Take thirty seconds when you take it off. Take another thirty seconds before you put it back on. That's genuinely all it requires. Small consistent habit, long-term difference.
Store the Wig Properly
Where the wig lives when you're not wearing it matters more than most people think.
A wig stand is the only right answer for storage. It holds the shape of the cap, keeps the style from getting crushed, and most importantly allows air to move through the hair. That airflow is what prevents moisture from sitting inside the cap and eventually turning into odor. A wig stuffed into a bag or sitting in a drawer gets flat, tangled, and funky far faster than it needs to.
Pay attention to placement too. Not near the kitchen — cooking smells get into the hair and they linger. Not in a bathroom that steams up heavily. A bedroom or a closet shelf is ideal. Somewhere dry, clean, and away from strong smells.
A decent wig stand is inexpensive. What it does for the longevity of your wig is worth far more than what it costs.
Protect the Wig While Sleeping
Taking the wig off before bed is genuinely the best thing you can do. Your scalp breathes. The wig rests. Everyone wins. That's the ideal.
But real life doesn't always cooperate. You worked a long day, fell asleep on the couch, or just didn't have it in you to do the full nighttime routine. It happens. No shame.
When sleeping in your wig is unavoidable, a satin or silk bonnet is non-negotiable. Cotton — whether it's your pillowcase or a regular bonnet — creates friction against the hair all night. That friction roughens the cuticle, generates frizz, causes tangling, and wears the hair down faster than regular wear does. Satin and silk are smooth. The hair rests against them with no resistance. Your style actually has a chance of making it through the night intact.
Keep a satin bonnet somewhere that makes using it effortless. Nightstand. Beside your pillow. Wherever you'll actually reach for it without thinking. Once it becomes habit you won't even notice you're doing it.
Conclusion
Taking care of a human hair wig isn't complicated. It just asks for consistency and attention.
The 7 to 10 wear guideline is where you start. From there, let your lifestyle, your environment, your product habits, and the actual condition of the wig guide your timing. Heavy hair, dull movement, odor, sudden tangling — those are your signals. Don't ignore them and don't overreact to them.
Stay consistent. A wig that gets proper care doesn't just look better day to day. It lasts longer. And a wig that lasts longer is a wig that was worth every dollar you spent on it.
FAQ
How often should I wash my human hair wig if I wear it every day?

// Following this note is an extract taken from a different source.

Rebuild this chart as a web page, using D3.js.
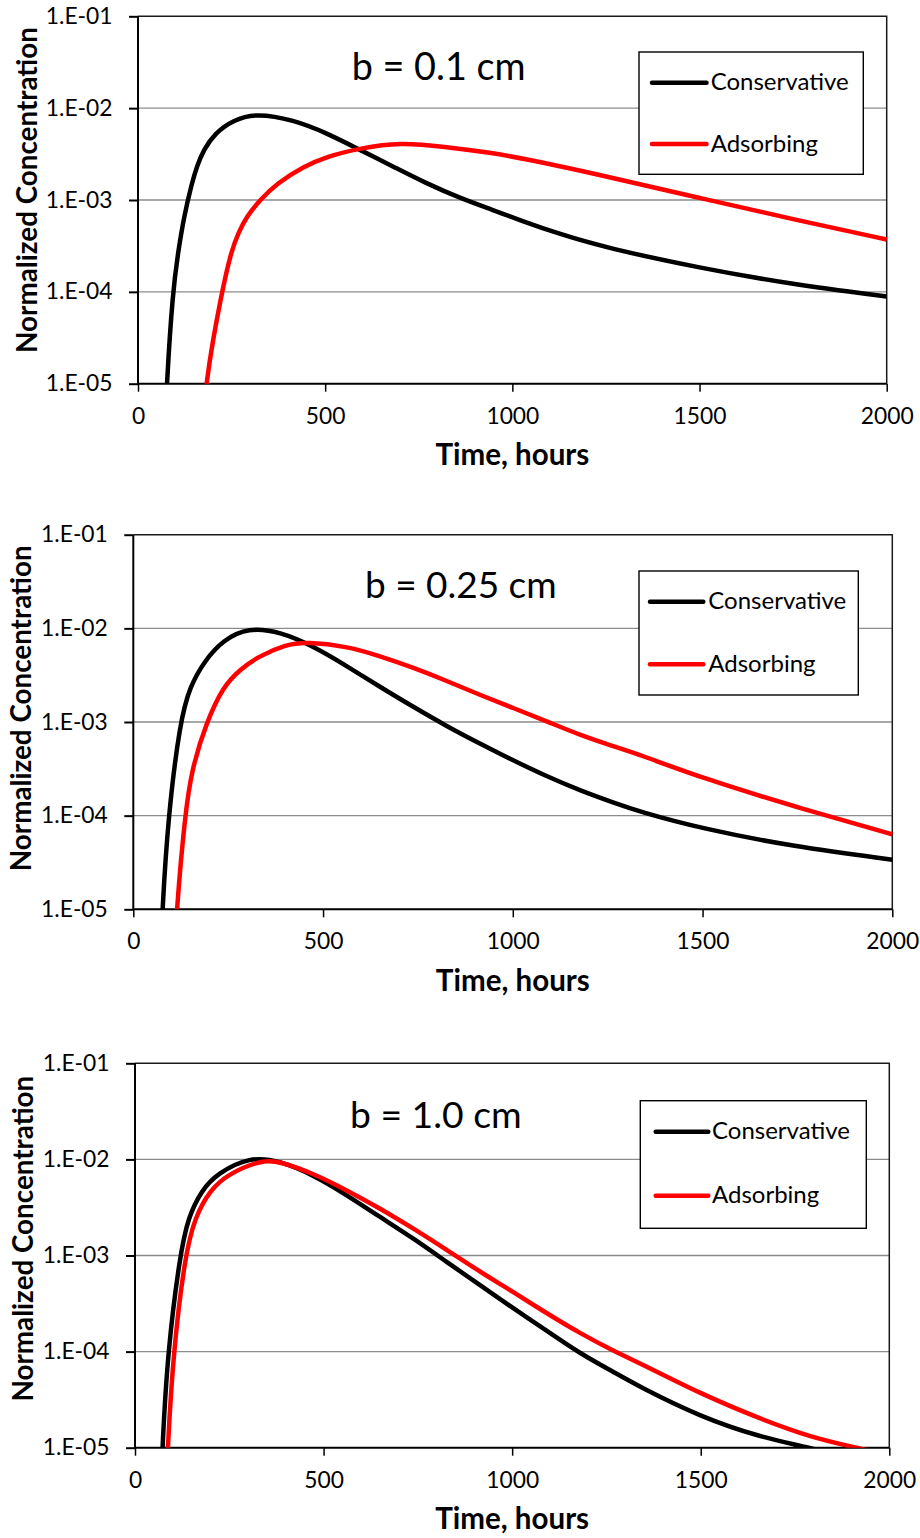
<!DOCTYPE html>
<html><head><meta charset="utf-8">
<script src="https://cdn.jsdelivr.net/npm/d3@7"></script>
<style>
body{margin:0;background:#fff}
svg{display:block}
text{font-family:Lato,'Open Sans','Liberation Sans',sans-serif;fill:#000}
</style>
</head><body>
<svg id="chart" width="920" height="1538"></svg>
<script>
// ---------------- data ----------------
const xTicks = [0, 500, 1000, 1500, 2000];
const yTicks = [1e-1, 1e-2, 1e-3, 1e-4, 1e-5];
const yTickLabels = ["1.E-01", "1.E-02", "1.E-03", "1.E-04", "1.E-05"];
const seriesNames = ["Conservative", "Adsorbing"];
const seriesColors = ["#000000", "#ff0000"];
const panelTitles = ["b = 0.1 cm", "b = 0.25 cm", "b = 1.0 cm"];
const xTitle = "Time, hours";
const yTitle = "Normalized Concentration";

// [time (hours), normalized concentration]
const consB01 = [[70,2e-6],[76.7,1e-5],[92.6,1e-4],[108,2.85e-4],[123,6.61e-4],[143.5,1.51e-3],[157,2.31e-3],[175,3.51e-3],[206,5.37e-3],[255,7.46e-3],[317,8.81e-3],[415,7.46e-3],[504,5.37e-3],[593,3.51e-3],[682,2.31e-3],[771,1.51e-3],[860,1.05e-3],[949,7.76e-4],[1020,6.03e-4],[1125,4.27e-4],[1250,3.02e-4],[1500,1.82e-4],[1750,1.20e-4],[2000,8.91e-5]];
const adsB01  = [[170,2e-6],[179,1e-5],[223.6,1e-4],[250,2.85e-4],[268,4.37e-4],[290,6.61e-4],[326,1e-3],[370,1.51e-3],[442,2.31e-3],[504,2.97e-3],[593,3.66e-3],[700,4.26e-3],[816,3.82e-3],[949,3.24e-3],[1020,2.88e-3],[1250,1.82e-3],[1500,1.05e-3],[1750,6.17e-4],[2000,3.72e-4]];

const consB025 = [[70,2e-6],[76.5,1e-5],[92,1e-4],[123,1e-3],[149,2.40e-3],[189,4.57e-3],[237,7.50e-3],[303,1.02e-2],[387,9.20e-3],[474,6.46e-3],[562,3.98e-3],[650,2.37e-3],[738,1.45e-3],[826,9.0e-4],[913,5.89e-4],[1001,3.89e-4],[1089,2.63e-4],[1177,1.86e-4],[1265,1.38e-4],[1335,1.10e-4],[1500,7.24e-5],[1739,4.68e-5],[2000,3.39e-5]];
const adsB025  = [[106,2e-6],[114,1e-5],[136,1e-4],[154,3.16e-4],[193,1e-3],[237,2.40e-3],[281,3.63e-3],[329,5.01e-3],[404,6.76e-3],[457,7.14e-3],[562,6.46e-3],[650,5.06e-3],[738,3.80e-3],[826,2.75e-3],[913,1.95e-3],[1001,1.41e-3],[1089,1.02e-3],[1177,7.24e-4],[1265,5.50e-4],[1335,4.47e-4],[1500,2.51e-4],[1739,1.26e-4],[2000,6.31e-5]];

const consB10 = [[66,2e-6],[72.4,1e-5],[86.6,1e-4],[119,1e-3],[141,2.51e-3],[177,4.79e-3],[217,7.08e-3],[305,1.07e-2],[384,9.68e-3],[473,6.87e-3],[561,4.27e-3],[650,2.51e-3],[738,1.51e-3],[826,8.59e-4],[915,4.90e-4],[1003,2.82e-4],[1091,1.66e-4],[1180,9.55e-5],[1268,6.17e-5],[1339,4.27e-5],[1500,2.09e-5],[1657,1.29e-5],[1790,1e-5],[1850,8.5e-6]];
const adsB10  = [[80,2e-6],[86.6,1e-5],[101.6,1e-4],[132.6,1e-3],[159,2.51e-3],[199,4.79e-3],[247,7.08e-3],[340,1.0e-2],[384,9.46e-3],[473,7.14e-3],[561,4.79e-3],[650,3.09e-3],[738,1.91e-3],[826,1.15e-3],[915,6.76e-4],[1003,4.17e-4],[1091,2.51e-4],[1180,1.55e-4],[1268,1.02e-4],[1339,7.59e-5],[1500,3.63e-5],[1657,2.0e-5],[1790,1.29e-5],[1913,1e-5],[1980,8.7e-6]];

const panelSeries = [[consB01, adsB01], [consB025, adsB025], [consB10, adsB10]];

// ---------------- layout ----------------
const layouts = [
  {left:138, right:886.7, top:16.3, bottom:383.7,
   leg:{x0:639, x1:863.3, y0:52, y1:174.3, ly:[82.7,144], lx0:652, lx1:706.5, tx:710.7},
   title:{x:351.7, y:80, w:174}, ytx:37, yty:190},
  {left:133.3, right:892.3, top:534.7, bottom:909.3,
   leg:{x0:639, x1:858.3, y0:571, y1:695, ly:[601.7,664.3], lx0:650, lx1:703.3, tx:708.3},
   title:{x:365, y:598.3, w:191.7}, ytx:30.7, yty:708.3},
  {left:135, right:889.3, top:1063.3, bottom:1447.7,
   leg:{x0:640.3, x1:866.3, y0:1100.7, y1:1228.3, ly:[1131.7,1195.7], lx0:655.7, lx1:708.3, tx:712},
   title:{x:350, y:1128.3, w:171.7}, ytx:33.3, yty:1238.7}
];

const svg = d3.select("#chart");

function fitSize(sample, base, target, weight) {
  const t = svg.append("text").attr("font-size", base).attr("font-weight", weight || "normal").text(sample);
  const w = t.node().getComputedTextLength();
  t.remove();
  return base * target / w;
}
const tickFs = fitSize("1.E-01", 20, 66.7);
const legFs = fitSize("Conservative", 20, 138);
const xTitleFs = fitSize(xTitle, 22, 154, "bold");
const yTitleFs = fitSize(yTitle, 22, 326, "bold");

layouts.forEach((L, i) => {
  const g = svg.append("g");
  const x = d3.scaleLinear().domain([0, 2000]).range([L.left, L.right]);
  const y = d3.scaleLog().domain([1e-5, 1e-1]).range([L.bottom, L.top]);

  // gridlines
  g.append("g").selectAll("line").data(yTicks.slice(1, 4)).join("line")
    .attr("x1", L.left).attr("x2", L.right)
    .attr("y1", d => y(d)).attr("y2", d => y(d))
    .attr("stroke", "#8c8c8c").attr("stroke-width", 1.3);

  // plot border (top, right)
  g.append("path")
    .attr("d", `M${L.left},${L.top}H${L.right}V${L.bottom}`)
    .attr("fill", "none").attr("stroke", "#1a1a1a").attr("stroke-width", 1.5);

  // axes
  const yAxis = d3.axisLeft(y).tickValues(yTicks).tickSize(9)
    .tickFormat(d => yTickLabels[yTicks.indexOf(d)]);
  const ya = g.append("g").attr("transform", `translate(${L.left},0)`).call(yAxis);
  ya.attr("font-family", null);
  ya.select(".domain").attr("stroke", "#000").attr("stroke-width", 2).attr("d", `M0,${L.top}V${L.bottom}`);
  ya.selectAll(".tick line").attr("stroke", "#000").attr("stroke-width", 2);
  ya.selectAll(".tick text").attr("font-size", tickFs)
    .attr("x", -25.5).attr("dy", null).attr("y", 7).attr("fill", "#000");

  const xAxis = d3.axisBottom(x).tickValues(xTicks).tickSize(8).tickFormat(d3.format("d"));
  const xa = g.append("g").attr("transform", `translate(0,${L.bottom})`).call(xAxis);
  xa.attr("font-family", null);
  xa.select(".domain").attr("stroke", "#000").attr("stroke-width", 2).attr("d", `M${L.left},0H${L.right}`);
  xa.selectAll(".tick line").attr("stroke", "#000").attr("stroke-width", 1.5);
  xa.selectAll(".tick text").attr("font-size", tickFs)
    .attr("y", 40).attr("dy", null).attr("fill", "#000");

  // clip
  const cid = "clip" + i;
  svg.append("clipPath").attr("id", cid).append("rect")
    .attr("x", L.left).attr("y", L.top - 5)
    .attr("width", L.right - L.left + 2).attr("height", L.bottom - L.top + 5);

  const line = d3.line().x(d => x(d[0])).y(d => y(d[1])).curve(d3.curveBasis);
  g.append("g").attr("clip-path", `url(#${cid})`)
    .selectAll("path").data(panelSeries[i]).join("path")
    .attr("d", line).attr("fill", "none")
    .attr("stroke", (d, k) => seriesColors[k]).attr("stroke-width", 4.5)
    .attr("stroke-linejoin", "round");

  // title
  const tFs = fitSize(panelTitles[i], 32, L.title.w);
  g.append("text").attr("x", L.title.x).attr("y", L.title.y)
    .attr("font-size", tFs).text(panelTitles[i]);

  // legend
  const lg = g.append("g");
  lg.append("rect").attr("x", L.leg.x0).attr("y", L.leg.y0)
    .attr("width", L.leg.x1 - L.leg.x0).attr("height", L.leg.y1 - L.leg.y0)
    .attr("fill", "#fff").attr("stroke", "#000").attr("stroke-width", 1.4);
  seriesNames.forEach((n, k) => {
    lg.append("line").attr("x1", L.leg.lx0).attr("x2", L.leg.lx1)
      .attr("y1", L.leg.ly[k]).attr("y2", L.leg.ly[k])
      .attr("stroke", seriesColors[k]).attr("stroke-width", 4.5).attr("stroke-linecap", "round");
    lg.append("text").attr("x", L.leg.tx).attr("y", L.leg.ly[k] + 7.5)
      .attr("font-size", legFs).text(n);
  });

  // axis titles
  g.append("text").attr("x", (L.left + L.right) / 2).attr("y", L.bottom + 81.5)
    .attr("text-anchor", "middle").attr("font-weight", "bold").attr("font-size", xTitleFs).text(xTitle);
  g.append("text").attr("transform", `translate(${L.ytx},${L.yty}) rotate(-90)`)
    .attr("text-anchor", "middle").attr("font-weight", "bold").attr("font-size", yTitleFs).text(yTitle);
});
</script>
</body></html>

Once every one to two weeks works for most daily wearers. Don't just go by the calendar though. Check how the hair feels and smells. If it starts feeling heavy or losing movement before the two-week mark, wash it. The wig tells you when it's ready.
Can washing a wig too often actually damage it?
It really can. Human hair wigs don't have a scalp replenishing moisture from the inside. Every wash pulls some of that moisture out. Wash too often and the hair dries out, the texture shifts, and the lifespan of the wig shortens significantly. More frequent washing is not better care. The right frequency is better care.
Should I wash sooner when I'm using a lot of styling products?
Yes. Heavy daily products — thick gels, strong sprays, dense edge control — create buildup faster. If that's your routine, plan to wash sooner than the standard guideline. Lighter wig-friendly products give you more flexibility between washes without sacrificing your style.
Do glueless wigs need a different washing routine?
The actual washing process is the same. But because glueless wigs make contact with your scalp every single day, they tend to pick up scalp oils faster than installed wigs. You may need to wash yours a little sooner. The good news is that taking it off daily makes the whole washing process quicker and easier to stay on top of.